• [Required work] Extract the whole listing as it stands. Do not include the pictures.

• [Data excerpt]
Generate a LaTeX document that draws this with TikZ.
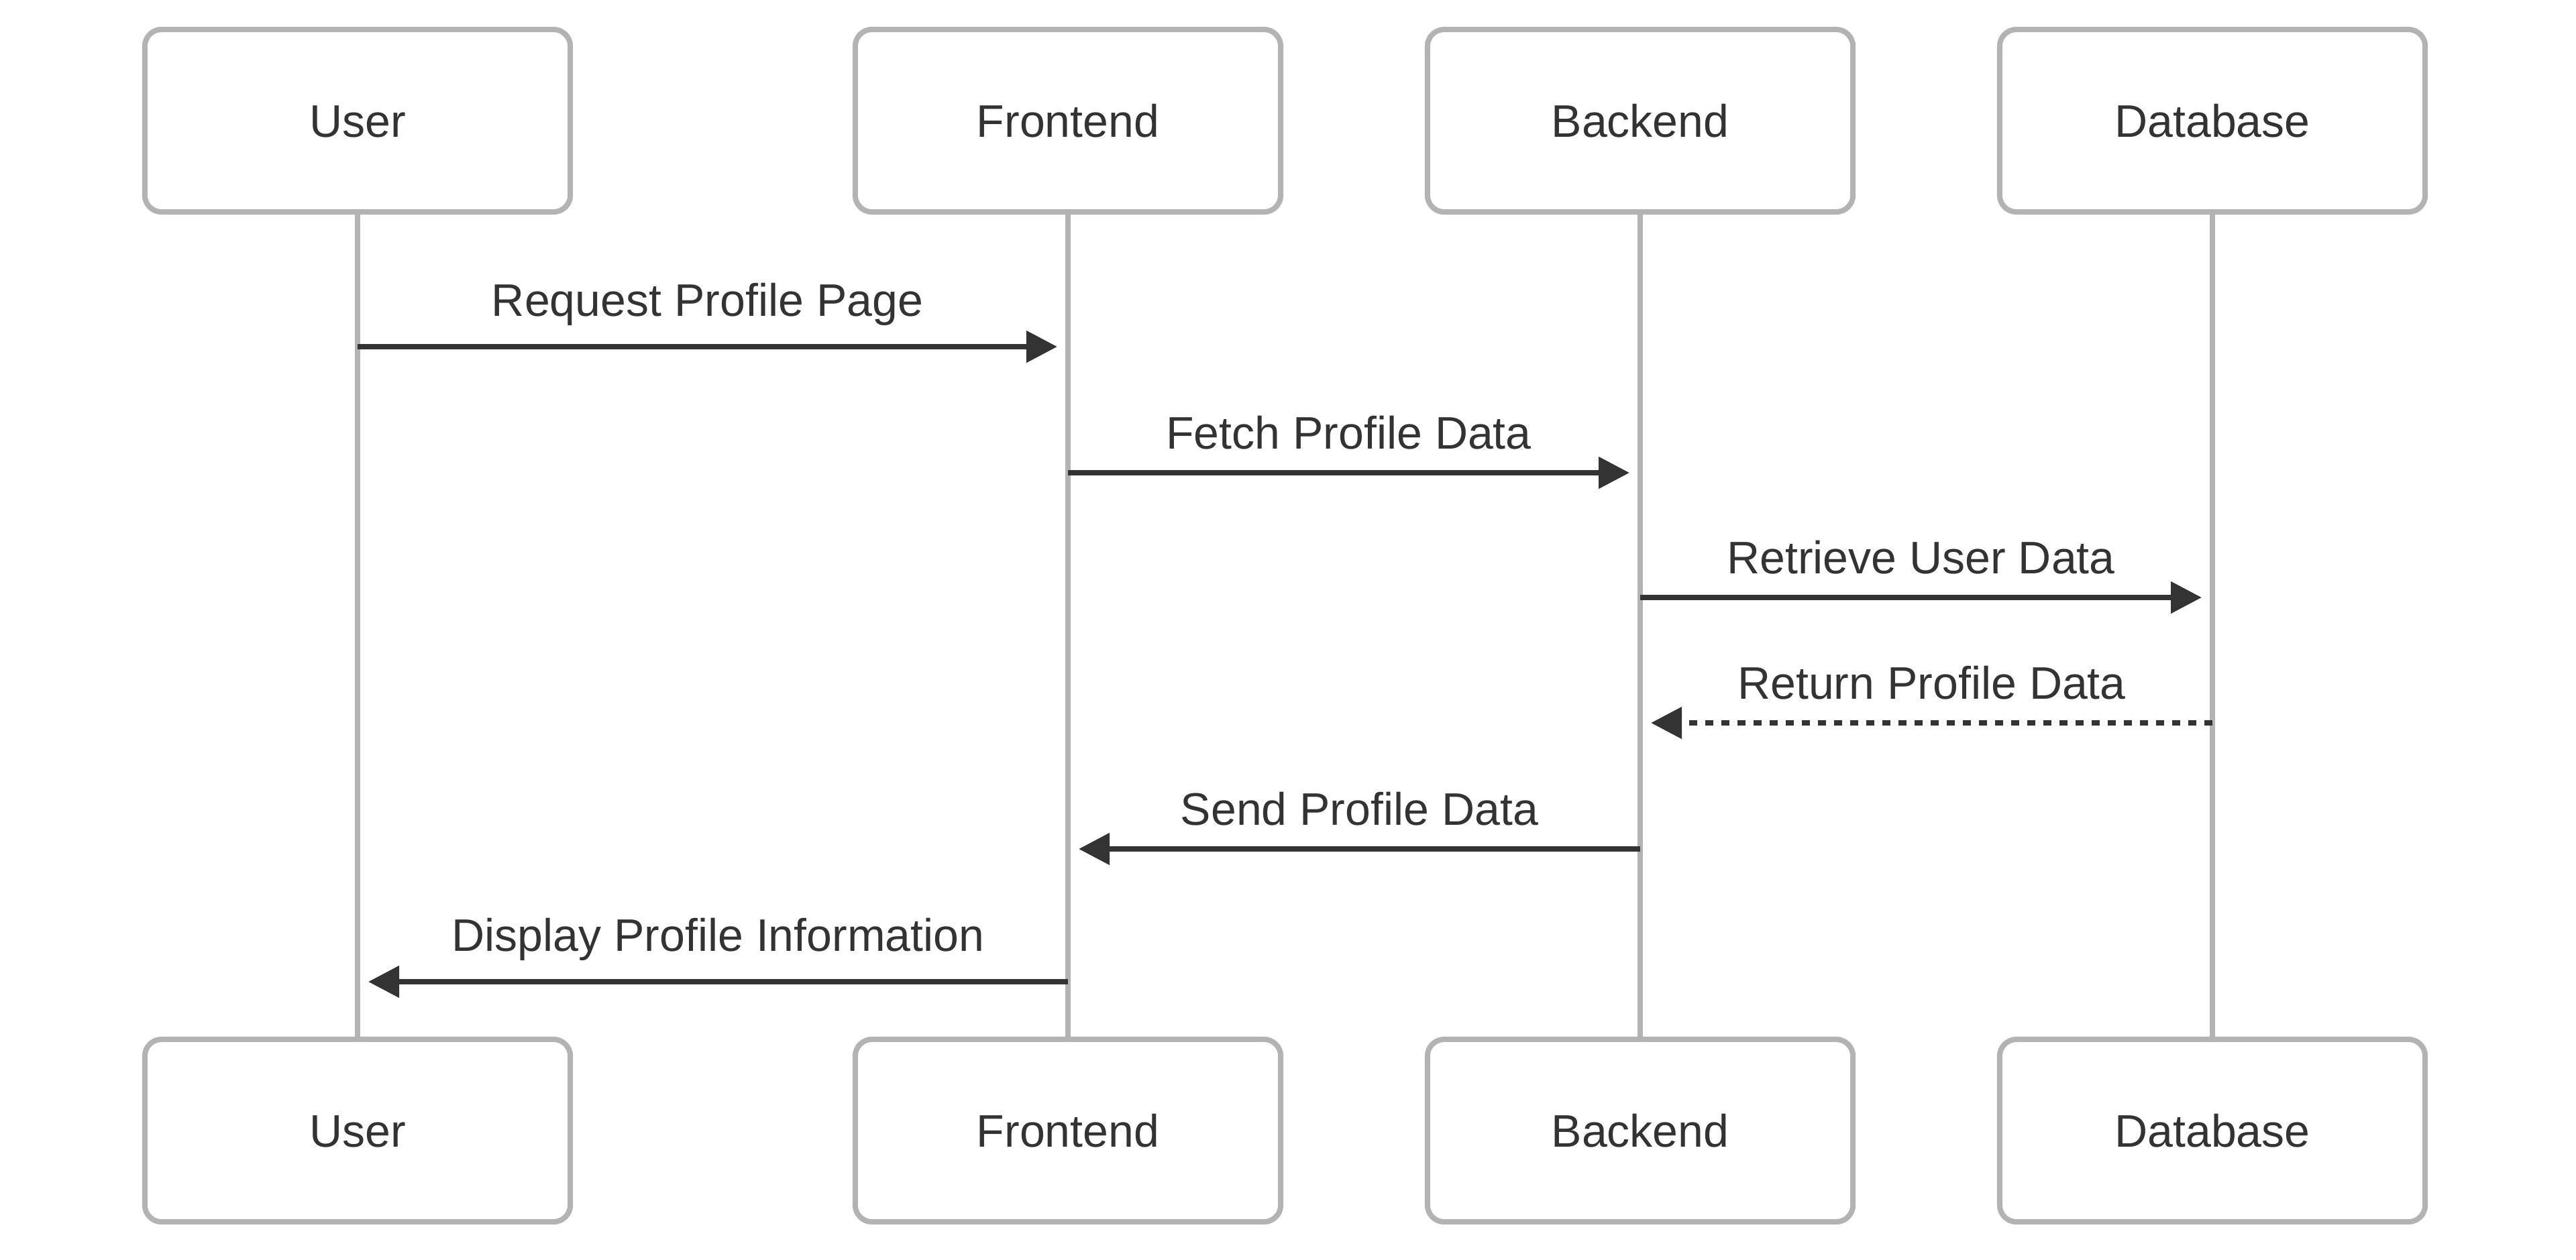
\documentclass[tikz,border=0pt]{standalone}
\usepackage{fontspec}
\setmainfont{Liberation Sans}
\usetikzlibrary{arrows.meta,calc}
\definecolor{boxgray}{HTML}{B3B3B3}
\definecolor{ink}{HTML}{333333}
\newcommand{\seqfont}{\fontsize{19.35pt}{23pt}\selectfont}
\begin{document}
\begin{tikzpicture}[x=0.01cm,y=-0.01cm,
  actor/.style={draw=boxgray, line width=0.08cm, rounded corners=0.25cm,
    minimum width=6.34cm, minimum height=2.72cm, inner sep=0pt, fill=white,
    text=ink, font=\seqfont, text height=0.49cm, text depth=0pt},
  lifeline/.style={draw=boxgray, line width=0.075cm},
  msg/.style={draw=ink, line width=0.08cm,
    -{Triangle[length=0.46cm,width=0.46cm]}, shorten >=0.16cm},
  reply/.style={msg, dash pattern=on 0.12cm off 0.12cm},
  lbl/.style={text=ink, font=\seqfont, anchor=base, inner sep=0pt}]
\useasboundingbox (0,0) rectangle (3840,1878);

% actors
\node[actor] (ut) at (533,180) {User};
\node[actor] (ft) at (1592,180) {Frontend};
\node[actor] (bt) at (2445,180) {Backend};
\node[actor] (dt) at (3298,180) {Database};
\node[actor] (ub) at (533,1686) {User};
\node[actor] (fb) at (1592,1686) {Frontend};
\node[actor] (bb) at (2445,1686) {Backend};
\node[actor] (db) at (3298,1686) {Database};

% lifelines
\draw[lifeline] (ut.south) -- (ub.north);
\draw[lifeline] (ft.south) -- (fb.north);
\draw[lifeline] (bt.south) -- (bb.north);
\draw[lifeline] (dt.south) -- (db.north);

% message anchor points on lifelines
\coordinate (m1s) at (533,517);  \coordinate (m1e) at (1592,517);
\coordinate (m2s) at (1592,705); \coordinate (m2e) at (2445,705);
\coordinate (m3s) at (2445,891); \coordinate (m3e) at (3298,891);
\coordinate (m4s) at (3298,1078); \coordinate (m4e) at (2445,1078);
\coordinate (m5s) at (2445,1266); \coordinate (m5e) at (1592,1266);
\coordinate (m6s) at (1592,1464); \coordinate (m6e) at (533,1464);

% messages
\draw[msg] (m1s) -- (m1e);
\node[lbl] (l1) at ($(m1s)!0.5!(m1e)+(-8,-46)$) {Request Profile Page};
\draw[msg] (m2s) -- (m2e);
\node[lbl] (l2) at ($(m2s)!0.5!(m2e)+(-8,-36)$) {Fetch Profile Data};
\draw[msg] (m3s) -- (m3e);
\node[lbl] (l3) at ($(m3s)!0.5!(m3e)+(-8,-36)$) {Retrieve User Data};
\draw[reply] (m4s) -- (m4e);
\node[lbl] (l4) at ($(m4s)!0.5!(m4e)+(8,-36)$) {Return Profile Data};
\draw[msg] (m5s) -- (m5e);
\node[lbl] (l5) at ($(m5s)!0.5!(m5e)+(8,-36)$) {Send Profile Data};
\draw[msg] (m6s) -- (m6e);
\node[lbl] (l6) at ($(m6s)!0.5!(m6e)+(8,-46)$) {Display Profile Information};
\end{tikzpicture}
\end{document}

• [Reply to the task]
Generate a LaTeX document that draws this with TikZ.
\documentclass[tikz,border=0pt]{standalone}
\usepackage{fontspec}
\setmainfont{Liberation Sans}
\usetikzlibrary{arrows.meta,calc}
\definecolor{boxgray}{HTML}{B3B3B3}
\definecolor{ink}{HTML}{333333}
\newcommand{\seqfont}{\fontsize{19.35pt}{23pt}\selectfont}
\begin{document}
\begin{tikzpicture}[x=0.01cm,y=-0.01cm,
  actor/.style={draw=boxgray, line width=0.08cm, rounded corners=0.25cm,
    minimum width=6.34cm, minimum height=2.72cm, inner sep=0pt, fill=white,
    text=ink, font=\seqfont, text height=0.49cm, text depth=0pt},
  lifeline/.style={draw=boxgray, line width=0.075cm},
  msg/.style={draw=ink, line width=0.08cm,
    -{Triangle[length=0.46cm,width=0.46cm]}, shorten >=0.16cm},
  reply/.style={msg, dash pattern=on 0.12cm off 0.12cm},
  lbl/.style={text=ink, font=\seqfont, anchor=base, inner sep=0pt}]
\useasboundingbox (0,0) rectangle (3840,1878);

% actors
\node[actor] (ut) at (533,180) {User};
\node[actor] (ft) at (1592,180) {Frontend};
\node[actor] (bt) at (2445,180) {Backend};
\node[actor] (dt) at (3298,180) {Database};
\node[actor] (ub) at (533,1686) {User};
\node[actor] (fb) at (1592,1686) {Frontend};
\node[actor] (bb) at (2445,1686) {Backend};
\node[actor] (db) at (3298,1686) {Database};

% lifelines
\draw[lifeline] (ut.south) -- (ub.north);
\draw[lifeline] (ft.south) -- (fb.north);
\draw[lifeline] (bt.south) -- (bb.north);
\draw[lifeline] (dt.south) -- (db.north);

% message anchor points on lifelines
\coordinate (m1s) at (533,517);  \coordinate (m1e) at (1592,517);
\coordinate (m2s) at (1592,705); \coordinate (m2e) at (2445,705);
\coordinate (m3s) at (2445,891); \coordinate (m3e) at (3298,891);
\coordinate (m4s) at (3298,1078); \coordinate (m4e) at (2445,1078);
\coordinate (m5s) at (2445,1266); \coordinate (m5e) at (1592,1266);
\coordinate (m6s) at (1592,1464); \coordinate (m6e) at (533,1464);

% messages
\draw[msg] (m1s) -- (m1e);
\node[lbl] (l1) at ($(m1s)!0.5!(m1e)+(-8,-46)$) {Request Profile Page};
\draw[msg] (m2s) -- (m2e);
\node[lbl] (l2) at ($(m2s)!0.5!(m2e)+(-8,-36)$) {Fetch Profile Data};
\draw[msg] (m3s) -- (m3e);
\node[lbl] (l3) at ($(m3s)!0.5!(m3e)+(-8,-36)$) {Retrieve User Data};
\draw[reply] (m4s) -- (m4e);
\node[lbl] (l4) at ($(m4s)!0.5!(m4e)+(8,-36)$) {Return Profile Data};
\draw[msg] (m5s) -- (m5e);
\node[lbl] (l5) at ($(m5s)!0.5!(m5e)+(8,-36)$) {Send Profile Data};
\draw[msg] (m6s) -- (m6e);
\node[lbl] (l6) at ($(m6s)!0.5!(m6e)+(8,-46)$) {Display Profile Information};
\end{tikzpicture}
\end{document}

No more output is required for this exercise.